For Scott Bagwill, 26, a special education teacher and football coach in Woodstock, Ga., the best thing about cruising is the social aspect.

He has done 10 Carnival Cruise Line cruises, sailing with family and friends, and recently did his first solo cruise, a weeklong New Year’s cruise on the Carnival Ecstasy out of Charleston.

“I was nervous at first,” he says, “but I joined a Facebook group and met a bunch of awesome people and when we did a meet-and-greet people invited me to have dinner with them, go play in the casino, go see the shows. Even though I was technically cruising by myself, I wasn’t cruising by myself.”

This month, Bagwill will cruise with a friend he met on a ship in June. “Now his family and me and my family are best friends,” he says. “I called and said I am going on a cruise for eight days, do you want to come along, and he said, ‘How much do I owe you?'”
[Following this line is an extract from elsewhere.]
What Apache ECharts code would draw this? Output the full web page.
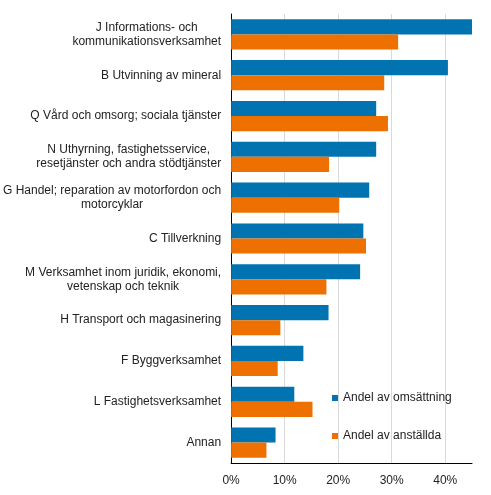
<!DOCTYPE html>
<html>
<head>
<meta charset="utf-8">
<script src="https://cdn.jsdelivr.net/npm/echarts@6/dist/echarts.min.js"></script>
<style>
html, body { margin: 0; padding: 0; background: #fff; }
#mainChart { width: 491px; height: 495px; }
</style>
</head>
<body>
<div id="mainChart"></div>
<script>
var categories = [
    'J Informations- och\nkommunikationsverksamhet',
    'B Utvinning av mineral',
    'Q Vård och omsorg; sociala tjänster',
    'N Uthyrning, fastighetsservice,\nresetjänster och andra stödtjänster',
    'G Handel; reparation av motorfordon och\nmotorcyklar',
    'C Tillverkning',
    'M Verksamhet inom juridik, ekonomi,\nvetenskap och teknik',
    'H Transport och magasinering',
    'F Byggverksamhet',
    'L Fastighetsverksamhet',
    'Annan'
];
var seriesNames = ['Andel av omsättning', 'Andel av anställda'];
var omsattning = [45.0, 40.5, 27.1, 27.1, 25.8, 24.7, 24.1, 18.2, 13.5, 11.8, 8.3];
var anstallda = [31.2, 28.6, 29.3, 18.3, 20.2, 25.2, 17.8, 9.2, 8.7, 15.2, 6.6];
var xTicks = [0, 10, 20, 30, 40];

var font = 'Liberation Sans, Arial, sans-serif';
var chart = echarts.init(document.getElementById('mainChart'));
var option = {
    animation: false,
    color: ['#0073b0', '#ed7000'],
    grid: { left: 230, right: 19, top: 14, bottom: 32 },
    legend: {
        orient: 'vertical',
        left: 327,
        top: 387,
        itemWidth: 6,
        itemHeight: 6,
        itemGap: 26,
        icon: 'rect',
        data: seriesNames,
        textStyle: { fontFamily: font, fontSize: 12, color: '#222' }
    },
    xAxis: {
        type: 'value',
        min: 0,
        max: 45,
        interval: 10,
        axisLine: { show: true, lineStyle: { color: '#000', width: 1 } },
        axisTick: { show: false },
        splitLine: { show: true, showMinLine: false, showMaxLine: false, lineStyle: { color: '#d9d9d9' } },
        axisLabel: {
            fontFamily: font, fontSize: 12, color: '#222', margin: 12,
            formatter: function (v) { return xTicks.indexOf(v) >= 0 ? v + '%' : ''; }
        }
    },
    yAxis: {
        type: 'category',
        inverse: true,
        data: categories,
        axisLine: { show: true, lineStyle: { color: '#000', width: 1 } },
        axisTick: { show: false },
        axisLabel: {
            fontFamily: font, fontSize: 12, color: '#222', margin: 10, lineHeight: 14,
            // centrera raderna inom etiketten
            formatter: function (v) {
                return v.split('\n').map(function (s) { return '{c|' + s + '}'; }).join('\n');
            },
            rich: {
                c: { fontFamily: font, fontSize: 12, color: '#222', lineHeight: 14, align: 'center' }
            }
        }
    },
    series: [
        { name: seriesNames[0], type: 'bar', data: omsattning, barGap: 0, barCategoryGap: '26%' },
        { name: seriesNames[1], type: 'bar', data: anstallda, barGap: 0, barCategoryGap: '26%' }
    ]
};
chart.setOption(option);
</script>
</body>
</html>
Bagwill says he was in nursery school when he did his first cruise, and what he remembers most about that sailing is the free 24-hour ice cream and pizza.
Times have changed, somewhat.

“I’m a big guy and I try to watch what I eat, but on my cruise over New Year’s this year every night at 1 a.m. or 1:30 we were always getting pizza before we went to bed,” he says. “It became a ritual. Late night after having lots of fun at the comedy club, the dance club, the pizza had to be had.”

Another thing that draws him back to cruising as his vacation choice is the crew. “They are awesome,” Bagwill says. “They work hard and at the end of the day everyone has a smile on their face.”

He also enjoys arriving in a port city a day ahead of time to discover the place – which is what he did on his sailing from Charleston.

And then there is the fact there’s a cruise for every taste and pocket book.

“Last year was my year of ‘yes,’ and I did two cruises,” he says. “I tell people that even though you are 26 years old or a millennial, if you work hard and save your money right you can go off and travel. Cruising is my type of vacation and it will always be my type of vacation. It’s inclusive. You don’t have to worry about cooking, you don’t have to worry about cleaning, you don’t have to worry about laundry, I mean, come on. It’s the best vacation ever.”

Seven Reasons Millennials Choose to Cruise:

  • Accommodations, meals, activities and entertainment included in the cruise fare.
  • Shorter cruises appeal to young travelers seeking affordability, while longer cruises provide an easy way to see the world – including exotic places asCuba, Europe and the South Pacific.
  • Convenient homeports mean many people can get to the ship, and to places such as theCaribbean, Mexican Riviera, or Alaska without having to deal with the cost and hassle of flying.
  • Cruise ship cuisine appeals to those seeking new tastes, including everything from sushi to gourmet burgers to elaborate multi-course menus in dining rooms and specialty restaurants.
  • Fast internet access makes it easy to post real-time photos and videos showing that you are doing exciting things and visiting exiting places, and also stream TV shows, movies and music.
  • Wellness and self-discovery are part of the cruise ship equation, including at state-of-the-art spas and fitness centers with ocean views.
  • Cruises are a unique way to sample and discover new destinations in an easy, convenient way while only unpacking once, including the city where your ship embarks.